» **What this task involves**: Go through the data below and gather each line containing "that".

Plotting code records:
----
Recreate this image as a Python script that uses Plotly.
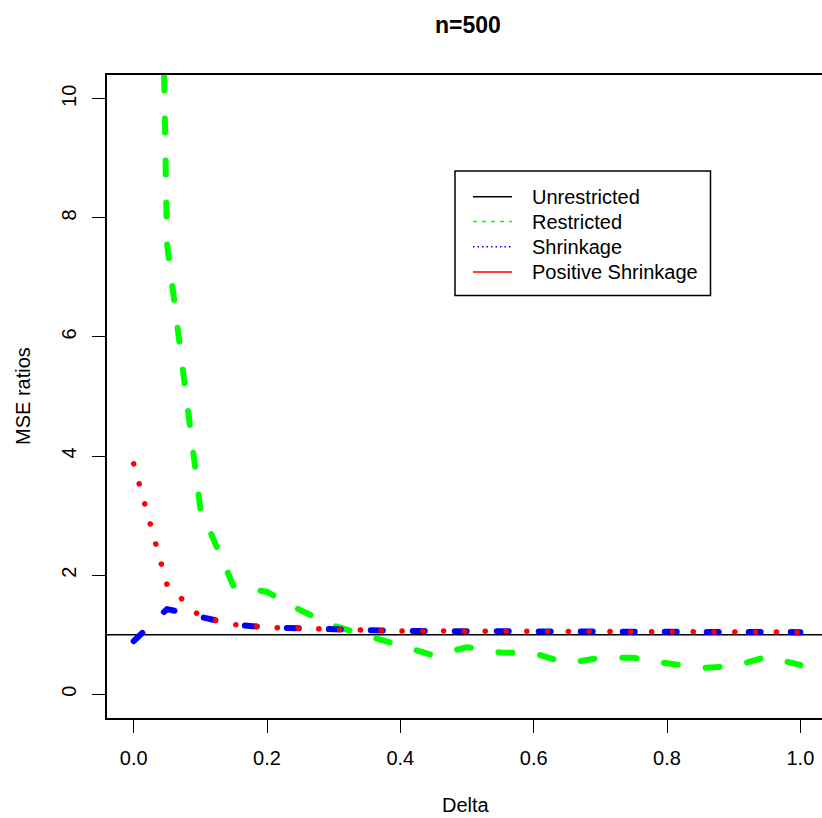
import plotly.graph_objects as go

# Simulation results: MSE ratios of the estimators against Delta (n=500)
delta = [0.00, 0.05, 0.10, 0.15, 0.20, 0.25, 0.30, 0.35, 0.40, 0.45, 0.50,
         0.55, 0.60, 0.65, 0.70, 0.75, 0.80, 0.85, 0.90, 0.95, 1.00]
unrestricted = 1.0
restricted = [40.0, 7.57, 3.12, 1.81, 1.72, 1.41, 1.15, 0.98, 0.80, 0.65, 0.79,
              0.70, 0.69, 0.52, 0.61, 0.61, 0.52, 0.44, 0.47, 0.63, 0.49]
shrinkage = [0.89, 1.43, 1.30, 1.17, 1.12, 1.10, 1.085, 1.07, 1.062, 1.06, 1.058,
             1.055, 1.053, 1.05, 1.05, 1.048, 1.046, 1.045, 1.044, 1.043, 1.042]
positive_shrinkage = [3.87, 1.84, 1.30, 1.17, 1.12, 1.10, 1.085, 1.07, 1.062, 1.06, 1.058,
                      1.055, 1.053, 1.05, 1.05, 1.048, 1.046, 1.045, 1.044, 1.043, 1.042]

x_ticks = [0.0, 0.2, 0.4, 0.6, 0.8, 1.0]
x_tick_text = ["0.0", "0.2", "0.4", "0.6", "0.8", "1.0"]
y_ticks = [0, 2, 4, 6, 8, 10]
y_tick_text = ["0", "2", "4", "6", "8", "10"]

legend_names = ["Unrestricted", "Restricted", "Shrinkage", "Positive Shrinkage"]
legend_colors = ["black", "#00ff00", "#0000ff", "#ff0000"]
legend_dash = ["solid", "4px,5px", "1.5px,3px", "solid"]

W, H = 822, 818
L, R, T, B = 107, 0, 75, 100
FONT = "Liberation Sans, Arial, Helvetica, sans-serif"


def px_x(p):
    return (p - L) / (W - L - R)


def px_y(p):
    return (H - B - p) / (H - T - B)


fig = go.Figure()

fig.add_trace(go.Scatter(
    x=delta, y=restricted, mode="lines", name="Restricted", showlegend=False,
    line=dict(color="#00ff00", width=6, dash="14px,28px")))
fig.add_trace(go.Scatter(
    x=delta, y=shrinkage, mode="lines", name="Shrinkage", showlegend=False,
    line=dict(color="#0000ff", width=6, dash="12px,30px")))
fig.add_trace(go.Scatter(
    x=delta, y=positive_shrinkage, mode="lines", name="Positive Shrinkage", showlegend=False,
    line=dict(color="#ff0000", width=5.5, dash="0.1px,20.7px")))

shapes = [
    # reference line for the unrestricted estimator, across the whole panel
    dict(type="line", xref="paper", yref="y", x0=0, x1=1, y0=unrestricted, y1=unrestricted,
         line=dict(color="black", width=1.5), layer="below"),
    # legend box
    dict(type="rect", xref="paper", yref="paper",
         x0=px_x(455), x1=px_x(710.5), y0=px_y(295.5), y1=px_y(171),
         line=dict(color="black", width=1.5), fillcolor="white", layer="above"),
]
annotations = []
rows = [196.7, 221.5, 246.7, 272.0]
for name, col, dash, ry in zip(legend_names, legend_colors, legend_dash, rows):
    shapes.append(dict(type="line", xref="paper", yref="paper",
                       x0=px_x(473), x1=px_x(512), y0=px_y(ry), y1=px_y(ry),
                       line=dict(color=col, width=1.5, dash=dash), layer="above"))
    annotations.append(dict(text=name, xref="paper", yref="paper",
                            x=px_x(530), y=px_y(ry), xanchor="left", yanchor="middle",
                            showarrow=False, font=dict(size=20, color="black", family=FONT)))

# axis titles and main title
annotations.append(dict(text="Delta", xref="paper", yref="paper",
                        x=px_x(466), y=px_y(805), xanchor="center", yanchor="middle",
                        showarrow=False, font=dict(size=20, color="black", family=FONT)))
annotations.append(dict(text="MSE ratios", xref="paper", yref="paper",
                        x=px_x(23), y=px_y(396), xanchor="center", yanchor="middle",
                        textangle=-90, showarrow=False,
                        font=dict(size=20, color="black", family=FONT)))
annotations.append(dict(text="<b>n=500</b>", xref="paper", yref="paper",
                        x=px_x(468), y=px_y(25), xanchor="center", yanchor="middle",
                        showarrow=False, font=dict(size=23, color="black", family=FONT)))

fig.update_layout(
    width=W, height=H,
    margin=dict(l=L, r=R, t=T, b=B, pad=0),
    paper_bgcolor="white", plot_bgcolor="white",
    font=dict(family=FONT, size=20, color="black"),
    showlegend=False,
    shapes=shapes,
    annotations=annotations,
    xaxis=dict(range=[-0.04, -0.04 + (W - L - R) / 666.7], tickvals=x_ticks, ticktext=x_tick_text,
               showgrid=False, zeroline=False, showline=True, mirror=True,
               linecolor="black", linewidth=1.5, ticks="outside", ticklen=13,
               tickwidth=1.3, tickcolor="black", tickfont=dict(size=20, family=FONT),
               ticklabelstandoff=8),
    yaxis=dict(range=[-0.4, 10.4], tickvals=y_ticks, ticktext=y_tick_text,
               showgrid=False, zeroline=False, showline=True, mirror=False,
               linecolor="black", linewidth=1.5, ticks="outside", ticklen=13,
               tickwidth=1.3, tickcolor="black", tickangle=-90,
               tickfont=dict(size=20, family=FONT), ticklabelstandoff=8),
)

round_caps = """
var gd = document.getElementById('{plot_id}');
gd.querySelectorAll('.scatterlayer .js-line').forEach(function (p) {
  p.style.strokeLinecap = 'round';
  p.style.strokeLinejoin = 'round';
});
"""

fig.write_html("out.html", post_script=round_caps)
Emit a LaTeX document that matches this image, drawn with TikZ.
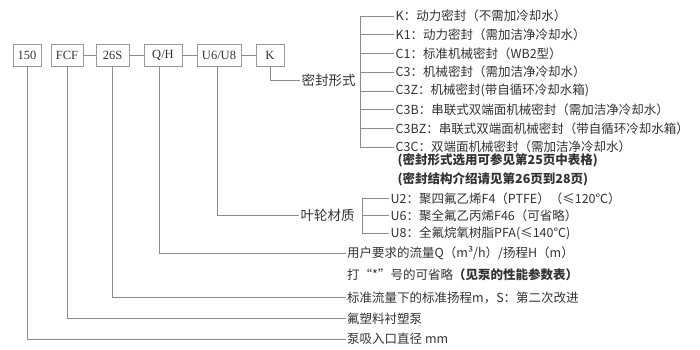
\documentclass[tikz,border=0pt]{standalone}
\usepackage{fontspec}
\setmainfont{Liberation Serif}
\newfontfamily\cjk{Noto Sans CJK SC}
\definecolor{linec}{HTML}{8C8C8C}
\definecolor{boxc}{HTML}{999999}
\definecolor{txt}{HTML}{333333}
\begin{document}
\begin{tikzpicture}[x=1pt,y=-1pt,
  box/.style={draw=boxc, line width=0.8pt, minimum height=22pt, inner sep=0pt, font=\fontsize{12.5}{13}\selectfont, text=txt},
  lbl/.style={anchor=west, inner sep=1.5pt, font=\cjk\fontsize{12.5}{13}\selectfont, text=txt},
  big/.style={lbl, font=\cjk\fontsize{13.5}{14}\selectfont},
  note/.style={lbl, font=\cjk\bfseries\fontsize{12.5}{13}\selectfont},
  ln/.style={draw=linec, line width=0.8pt}]
\useasboundingbox (0,0) rectangle (700,349);
% boxes
\node[box, minimum width=28pt] (b150) at (27,55) {150};
\node[box, minimum width=32pt] (fcf) at (67,55) {FCF};
\node[box, minimum width=33pt] (s26) at (112.5,55) {26S};
\node[box, minimum width=38pt] (qh) at (163,55) {Q/H};
\node[box, minimum width=44pt] (uu) at (219,55) {U6/U8};
\node[box, minimum width=28pt] (k) at (270,55) {K};
\draw[ln] (fcf) -- (s26);
\draw[ln] (s26) -- (qh);
\draw[ln] (qh) -- (uu);
\draw[ln] (uu) -- (k);
% seal type
\node[big] (mf) at (300,80) {密封形式};
\draw[ln] (k.south) |- (mf.west);
\coordinate (br) at (360,0);
\node[lbl] (s1) at (394,16) {K：动力密封（不需加冷却水）};
\node[lbl] (s2) at (394,34.7) {K1：动力密封（需加洁净冷却水）};
\node[lbl] (s3) at (394,53.4) {C1：标准机械密封（WB2型）};
\node[lbl] (s4) at (394,72.1) {C3：机械密封（需加洁净冷却水）};
\node[lbl] (s5) at (394,90.9) {C3Z：机械密封(带自循环冷却水箱)};
\node[lbl] (s6) at (394,109.6) {C3B：串联式双端面机械密封（需加洁净冷却水）};
\node[lbl] (s7) at (394,128.3) {C3BZ：串联式双端面机械密封（带自循环冷却水箱）};
\node[lbl] (s8) at (394,147) {C3C：双端面机械密封（需加洁净冷却水）};
\draw[ln] (s1.west -| br) -- (s8.west -| br);
\foreach \n in {s1,s2,s3,s4,s5,s6,s7,s8} \draw[ln] (\n.west -| br) -- (\n.west);
\node[note] (n1) at (396,160.5) {(密封形式选用可参见第25页中表格)};
\node[note] (n2) at (396,179) {(密封结构介绍请见第26页到28页)};
% impeller material
\node[big] (ym) at (299,215.5) {叶轮材质};
\draw[ln] ([xshift=-2pt]uu.south) |- (ym.west);
\coordinate (br2) at (362,0);
\node[lbl] (u2) at (389,198.5) {U2：聚四氟乙烯F4（PTFE）（≤120℃）};
\node[lbl] (u6) at (389,215.5) {U6：聚全氟乙丙烯F46（可省略）};
\node[lbl] (u8) at (389,233) {U8：全氟烷氧树脂PFA(≤140℃)};
\draw[ln] (u2.west -| br2) -- (u8.west -| br2);
\foreach \n in {u2,u6,u8} \draw[ln] (\n.west -| br2) -- (\n.west);
% bottom descriptions
\node[lbl] (q) at (345.5,253) {用户要求的流量Q（m³/h）/扬程H（m）};
\node[lbl] (star) at (345.5,275) {打“*”号的可省略\textbf{（见泵的性能参数表）}};
\node[lbl] (st) at (345.5,297.5) {标准流量下的标准扬程m，S：第二次改进};
\node[lbl] (fl) at (345.5,318.5) {氟塑料衬塑泵};
\node[lbl] (dl) at (345.5,339) {泵吸入口直径 mm};
\draw[ln] ([xshift=-4pt]qh.south) |- (q.west);
\draw[ln] ([xshift=-0.5pt]s26.south) |- (st.west);
\draw[ln] (fcf.south) |- (fl.west);
\draw[ln] (b150.south) |- (dl.west);
\end{tikzpicture}
\end{document}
----
» **The solution**:
Recreate this image as a Python script that uses Plotly.
Emit a LaTeX document that matches this image, drawn with TikZ.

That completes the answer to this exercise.